[Work to be completed] Look at the data below and print exactly the lines from its first line through the line with "width=294pt, minimum height=301pt]"; the pictures stay out of the copy.

* BEGIN Provided information *

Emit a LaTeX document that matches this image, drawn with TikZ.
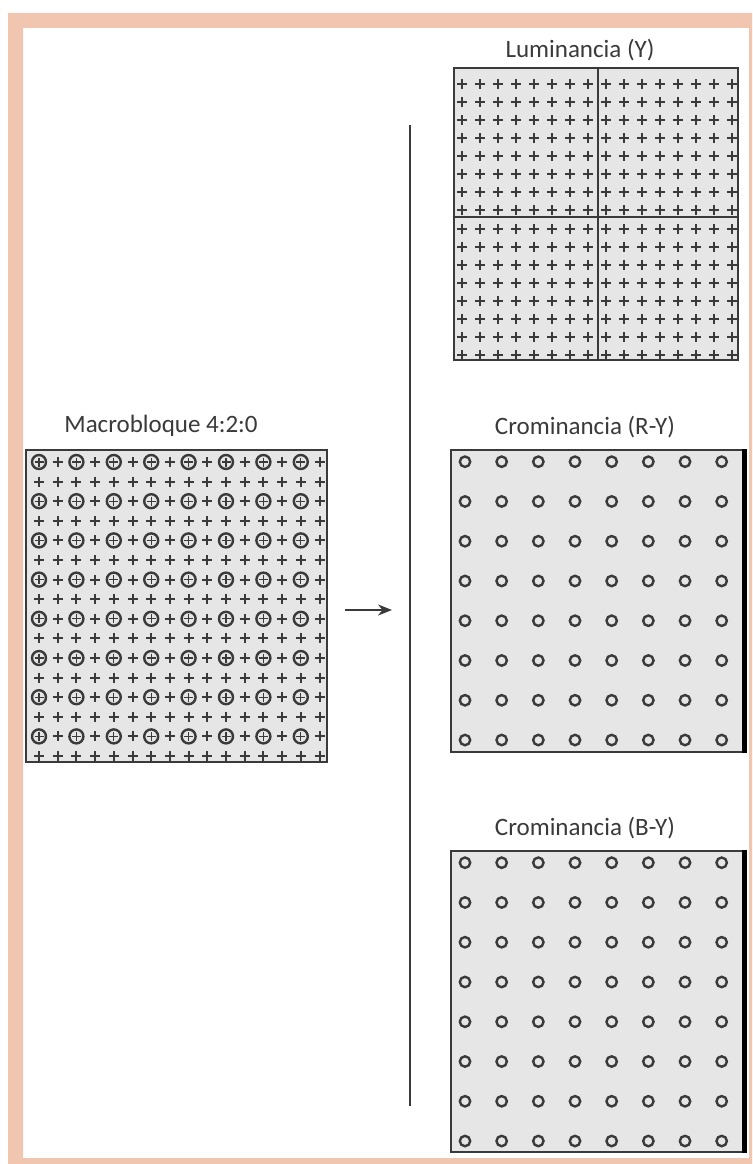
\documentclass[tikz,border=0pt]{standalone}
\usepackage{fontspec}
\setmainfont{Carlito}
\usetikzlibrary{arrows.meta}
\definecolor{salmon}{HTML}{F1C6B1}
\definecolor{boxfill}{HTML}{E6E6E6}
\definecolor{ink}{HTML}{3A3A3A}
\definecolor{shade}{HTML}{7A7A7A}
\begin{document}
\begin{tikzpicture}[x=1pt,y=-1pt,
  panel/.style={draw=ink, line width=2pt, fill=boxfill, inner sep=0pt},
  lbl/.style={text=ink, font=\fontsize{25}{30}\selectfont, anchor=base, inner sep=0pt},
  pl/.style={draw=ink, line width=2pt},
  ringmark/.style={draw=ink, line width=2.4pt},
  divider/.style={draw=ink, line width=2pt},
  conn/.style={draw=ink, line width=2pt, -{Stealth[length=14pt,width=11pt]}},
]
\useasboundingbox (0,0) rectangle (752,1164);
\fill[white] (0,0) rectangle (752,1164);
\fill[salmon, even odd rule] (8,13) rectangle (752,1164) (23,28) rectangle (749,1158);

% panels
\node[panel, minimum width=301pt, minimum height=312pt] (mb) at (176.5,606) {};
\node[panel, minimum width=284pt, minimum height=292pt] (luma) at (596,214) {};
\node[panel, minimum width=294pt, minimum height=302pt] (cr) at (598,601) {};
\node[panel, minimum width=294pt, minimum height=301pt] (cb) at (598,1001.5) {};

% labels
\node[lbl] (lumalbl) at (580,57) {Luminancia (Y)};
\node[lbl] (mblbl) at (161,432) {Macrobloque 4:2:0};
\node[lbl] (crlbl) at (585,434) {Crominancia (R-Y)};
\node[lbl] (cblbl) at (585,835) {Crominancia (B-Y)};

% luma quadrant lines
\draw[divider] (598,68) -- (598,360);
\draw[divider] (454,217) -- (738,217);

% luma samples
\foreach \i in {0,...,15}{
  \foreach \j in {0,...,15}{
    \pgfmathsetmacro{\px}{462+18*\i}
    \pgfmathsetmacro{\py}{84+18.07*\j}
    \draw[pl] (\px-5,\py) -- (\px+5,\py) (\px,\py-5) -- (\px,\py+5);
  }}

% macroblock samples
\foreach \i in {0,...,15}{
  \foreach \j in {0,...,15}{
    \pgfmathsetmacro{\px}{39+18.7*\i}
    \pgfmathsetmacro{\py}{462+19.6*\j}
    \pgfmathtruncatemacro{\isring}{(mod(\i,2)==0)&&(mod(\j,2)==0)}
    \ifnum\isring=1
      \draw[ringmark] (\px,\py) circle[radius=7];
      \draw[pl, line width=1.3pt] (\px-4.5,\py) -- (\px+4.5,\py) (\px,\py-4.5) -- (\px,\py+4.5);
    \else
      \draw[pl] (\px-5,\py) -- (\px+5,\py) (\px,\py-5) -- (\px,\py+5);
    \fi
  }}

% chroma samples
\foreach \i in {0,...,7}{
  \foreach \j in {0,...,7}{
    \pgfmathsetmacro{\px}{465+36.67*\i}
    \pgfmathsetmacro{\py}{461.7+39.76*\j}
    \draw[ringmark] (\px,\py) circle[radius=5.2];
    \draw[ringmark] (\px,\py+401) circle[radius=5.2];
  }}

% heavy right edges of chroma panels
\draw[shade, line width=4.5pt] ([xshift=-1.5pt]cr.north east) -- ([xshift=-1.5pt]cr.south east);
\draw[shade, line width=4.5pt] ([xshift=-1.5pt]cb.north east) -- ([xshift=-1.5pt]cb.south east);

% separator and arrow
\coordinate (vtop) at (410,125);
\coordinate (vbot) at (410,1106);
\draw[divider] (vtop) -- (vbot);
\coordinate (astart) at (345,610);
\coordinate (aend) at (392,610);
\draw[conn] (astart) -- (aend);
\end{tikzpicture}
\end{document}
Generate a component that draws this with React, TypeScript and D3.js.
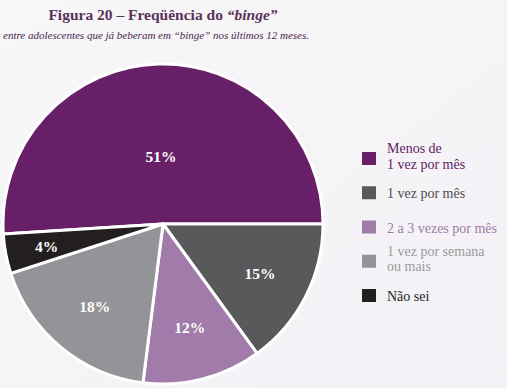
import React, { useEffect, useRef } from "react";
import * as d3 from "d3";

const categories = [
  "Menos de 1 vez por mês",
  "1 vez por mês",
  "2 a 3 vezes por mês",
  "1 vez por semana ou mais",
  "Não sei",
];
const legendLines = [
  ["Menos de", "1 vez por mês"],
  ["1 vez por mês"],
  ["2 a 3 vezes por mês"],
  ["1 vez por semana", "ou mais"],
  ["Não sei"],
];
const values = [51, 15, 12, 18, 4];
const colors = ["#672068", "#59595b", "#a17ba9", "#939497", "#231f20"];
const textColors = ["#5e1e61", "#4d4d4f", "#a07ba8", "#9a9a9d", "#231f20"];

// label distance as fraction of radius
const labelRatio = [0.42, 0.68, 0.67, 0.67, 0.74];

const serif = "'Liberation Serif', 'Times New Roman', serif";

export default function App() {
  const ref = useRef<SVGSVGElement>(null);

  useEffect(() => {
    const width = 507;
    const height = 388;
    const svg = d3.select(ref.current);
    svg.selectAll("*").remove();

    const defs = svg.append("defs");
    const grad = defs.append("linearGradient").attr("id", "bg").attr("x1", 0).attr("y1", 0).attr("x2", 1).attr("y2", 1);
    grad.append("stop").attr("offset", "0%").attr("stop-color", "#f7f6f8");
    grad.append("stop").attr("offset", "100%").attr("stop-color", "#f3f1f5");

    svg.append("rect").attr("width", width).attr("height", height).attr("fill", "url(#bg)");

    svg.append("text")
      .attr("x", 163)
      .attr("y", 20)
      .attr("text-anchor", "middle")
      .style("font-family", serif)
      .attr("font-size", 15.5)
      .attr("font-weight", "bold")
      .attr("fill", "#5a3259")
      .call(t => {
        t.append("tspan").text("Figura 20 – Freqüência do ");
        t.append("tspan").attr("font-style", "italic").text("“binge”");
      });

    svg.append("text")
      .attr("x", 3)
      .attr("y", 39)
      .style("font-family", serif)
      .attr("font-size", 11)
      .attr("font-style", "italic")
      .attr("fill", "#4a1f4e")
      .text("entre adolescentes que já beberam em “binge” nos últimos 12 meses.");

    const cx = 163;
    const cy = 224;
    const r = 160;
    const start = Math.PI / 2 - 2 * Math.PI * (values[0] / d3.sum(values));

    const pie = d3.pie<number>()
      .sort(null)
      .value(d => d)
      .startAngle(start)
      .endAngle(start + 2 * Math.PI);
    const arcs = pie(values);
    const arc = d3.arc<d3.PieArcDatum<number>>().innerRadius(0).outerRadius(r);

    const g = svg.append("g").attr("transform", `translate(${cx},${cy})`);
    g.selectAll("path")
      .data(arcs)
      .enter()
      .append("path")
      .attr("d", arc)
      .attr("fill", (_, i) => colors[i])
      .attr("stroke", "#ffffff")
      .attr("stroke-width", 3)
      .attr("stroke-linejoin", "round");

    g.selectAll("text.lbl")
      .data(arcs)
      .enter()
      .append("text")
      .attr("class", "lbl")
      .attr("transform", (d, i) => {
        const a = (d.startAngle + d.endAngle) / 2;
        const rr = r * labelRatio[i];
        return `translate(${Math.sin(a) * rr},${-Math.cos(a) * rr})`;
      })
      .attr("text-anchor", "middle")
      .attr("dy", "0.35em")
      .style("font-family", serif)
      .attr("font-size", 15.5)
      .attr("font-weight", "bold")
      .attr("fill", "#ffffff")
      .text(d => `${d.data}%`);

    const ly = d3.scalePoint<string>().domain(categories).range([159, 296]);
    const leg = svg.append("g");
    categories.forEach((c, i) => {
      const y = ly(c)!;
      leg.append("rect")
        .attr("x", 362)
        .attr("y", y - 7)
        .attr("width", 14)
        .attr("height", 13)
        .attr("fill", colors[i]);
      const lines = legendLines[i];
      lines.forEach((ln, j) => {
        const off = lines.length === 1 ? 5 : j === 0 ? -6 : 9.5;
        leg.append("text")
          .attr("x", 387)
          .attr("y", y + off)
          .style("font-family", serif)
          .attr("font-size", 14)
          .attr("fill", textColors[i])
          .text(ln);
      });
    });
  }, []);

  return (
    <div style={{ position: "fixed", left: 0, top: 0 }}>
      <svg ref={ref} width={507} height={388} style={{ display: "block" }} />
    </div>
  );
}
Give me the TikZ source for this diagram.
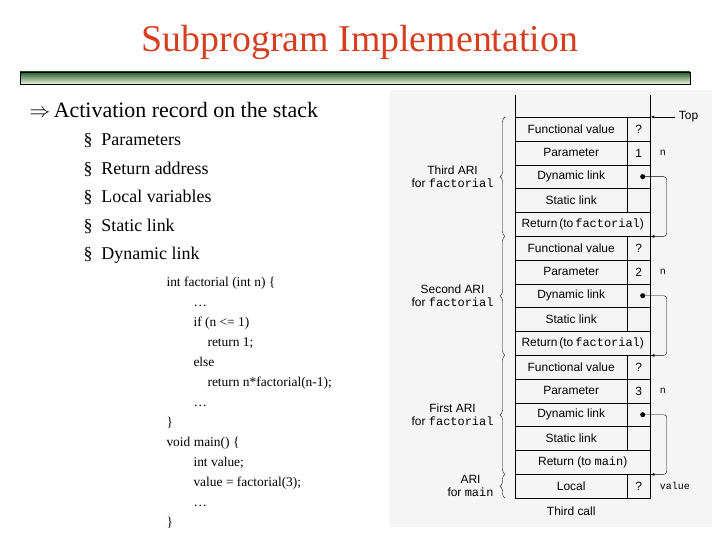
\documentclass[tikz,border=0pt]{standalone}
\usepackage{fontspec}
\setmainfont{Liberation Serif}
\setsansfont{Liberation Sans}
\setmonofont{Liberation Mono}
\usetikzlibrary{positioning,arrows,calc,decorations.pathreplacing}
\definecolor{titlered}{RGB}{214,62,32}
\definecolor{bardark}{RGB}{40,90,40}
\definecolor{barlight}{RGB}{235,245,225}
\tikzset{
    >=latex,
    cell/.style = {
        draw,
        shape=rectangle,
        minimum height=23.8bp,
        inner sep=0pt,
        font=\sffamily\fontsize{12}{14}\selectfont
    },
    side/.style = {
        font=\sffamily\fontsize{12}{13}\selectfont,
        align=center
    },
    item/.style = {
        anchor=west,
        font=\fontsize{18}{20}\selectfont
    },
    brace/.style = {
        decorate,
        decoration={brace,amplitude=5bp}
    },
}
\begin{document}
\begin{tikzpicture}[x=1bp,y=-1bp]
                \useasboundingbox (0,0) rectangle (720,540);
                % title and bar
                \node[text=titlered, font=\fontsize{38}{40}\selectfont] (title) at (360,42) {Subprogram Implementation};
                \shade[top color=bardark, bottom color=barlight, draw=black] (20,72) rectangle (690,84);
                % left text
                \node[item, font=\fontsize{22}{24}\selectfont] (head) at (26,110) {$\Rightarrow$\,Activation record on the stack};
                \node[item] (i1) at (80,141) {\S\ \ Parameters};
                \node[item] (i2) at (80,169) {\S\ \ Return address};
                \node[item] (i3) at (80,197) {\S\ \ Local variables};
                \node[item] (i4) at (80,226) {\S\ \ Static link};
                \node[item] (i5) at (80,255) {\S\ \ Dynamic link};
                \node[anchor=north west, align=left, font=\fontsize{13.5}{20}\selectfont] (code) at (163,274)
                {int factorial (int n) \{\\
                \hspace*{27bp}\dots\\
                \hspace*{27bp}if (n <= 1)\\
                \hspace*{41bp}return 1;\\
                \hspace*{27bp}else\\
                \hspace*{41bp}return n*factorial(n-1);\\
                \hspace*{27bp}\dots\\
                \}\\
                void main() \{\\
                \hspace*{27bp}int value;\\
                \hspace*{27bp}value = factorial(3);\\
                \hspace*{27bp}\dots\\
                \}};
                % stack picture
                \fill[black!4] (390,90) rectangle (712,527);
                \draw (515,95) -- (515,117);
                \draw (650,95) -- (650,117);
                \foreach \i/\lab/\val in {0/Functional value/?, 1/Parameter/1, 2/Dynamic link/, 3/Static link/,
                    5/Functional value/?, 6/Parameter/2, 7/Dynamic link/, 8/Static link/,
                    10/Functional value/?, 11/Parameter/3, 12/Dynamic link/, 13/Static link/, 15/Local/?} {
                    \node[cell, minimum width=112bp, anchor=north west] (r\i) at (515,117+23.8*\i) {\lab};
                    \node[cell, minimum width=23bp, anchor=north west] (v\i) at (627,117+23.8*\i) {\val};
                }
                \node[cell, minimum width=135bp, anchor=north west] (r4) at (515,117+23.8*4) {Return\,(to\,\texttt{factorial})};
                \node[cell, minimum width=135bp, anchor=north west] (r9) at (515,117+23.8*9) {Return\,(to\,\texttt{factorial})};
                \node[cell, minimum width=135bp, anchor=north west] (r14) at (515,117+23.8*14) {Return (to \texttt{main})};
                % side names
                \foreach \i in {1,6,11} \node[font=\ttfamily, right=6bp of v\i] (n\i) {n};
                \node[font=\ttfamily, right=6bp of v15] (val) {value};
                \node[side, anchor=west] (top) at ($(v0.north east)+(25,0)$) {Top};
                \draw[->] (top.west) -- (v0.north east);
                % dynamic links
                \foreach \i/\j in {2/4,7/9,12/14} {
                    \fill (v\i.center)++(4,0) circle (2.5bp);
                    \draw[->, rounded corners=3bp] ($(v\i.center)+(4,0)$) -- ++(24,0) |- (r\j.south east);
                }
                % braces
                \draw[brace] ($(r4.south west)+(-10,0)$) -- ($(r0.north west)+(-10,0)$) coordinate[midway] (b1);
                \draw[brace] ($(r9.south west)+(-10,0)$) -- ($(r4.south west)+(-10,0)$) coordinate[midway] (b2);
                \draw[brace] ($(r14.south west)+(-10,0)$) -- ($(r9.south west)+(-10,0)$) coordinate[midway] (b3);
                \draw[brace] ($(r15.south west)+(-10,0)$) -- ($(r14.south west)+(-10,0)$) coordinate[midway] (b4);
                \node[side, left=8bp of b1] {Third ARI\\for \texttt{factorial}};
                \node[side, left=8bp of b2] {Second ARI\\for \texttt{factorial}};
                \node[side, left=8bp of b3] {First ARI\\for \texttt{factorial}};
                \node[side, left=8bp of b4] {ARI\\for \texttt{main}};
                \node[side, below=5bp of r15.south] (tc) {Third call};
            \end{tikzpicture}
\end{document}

* END Provided information *

[Solution for this exercise]
Emit a LaTeX document that matches this image, drawn with TikZ.
\documentclass[tikz,border=0pt]{standalone}
\usepackage{fontspec}
\setmainfont{Carlito}
\usetikzlibrary{arrows.meta}
\definecolor{salmon}{HTML}{F1C6B1}
\definecolor{boxfill}{HTML}{E6E6E6}
\definecolor{ink}{HTML}{3A3A3A}
\definecolor{shade}{HTML}{7A7A7A}
\begin{document}
\begin{tikzpicture}[x=1pt,y=-1pt,
  panel/.style={draw=ink, line width=2pt, fill=boxfill, inner sep=0pt},
  lbl/.style={text=ink, font=\fontsize{25}{30}\selectfont, anchor=base, inner sep=0pt},
  pl/.style={draw=ink, line width=2pt},
  ringmark/.style={draw=ink, line width=2.4pt},
  divider/.style={draw=ink, line width=2pt},
  conn/.style={draw=ink, line width=2pt, -{Stealth[length=14pt,width=11pt]}},
]
\useasboundingbox (0,0) rectangle (752,1164);
\fill[white] (0,0) rectangle (752,1164);
\fill[salmon, even odd rule] (8,13) rectangle (752,1164) (23,28) rectangle (749,1158);

% panels
\node[panel, minimum width=301pt, minimum height=312pt] (mb) at (176.5,606) {};
\node[panel, minimum width=284pt, minimum height=292pt] (luma) at (596,214) {};
\node[panel, minimum width=294pt, minimum height=302pt] (cr) at (598,601) {};
\node[panel, minimum width=294pt, minimum height=301pt] (cb) at (598,1001.5) {};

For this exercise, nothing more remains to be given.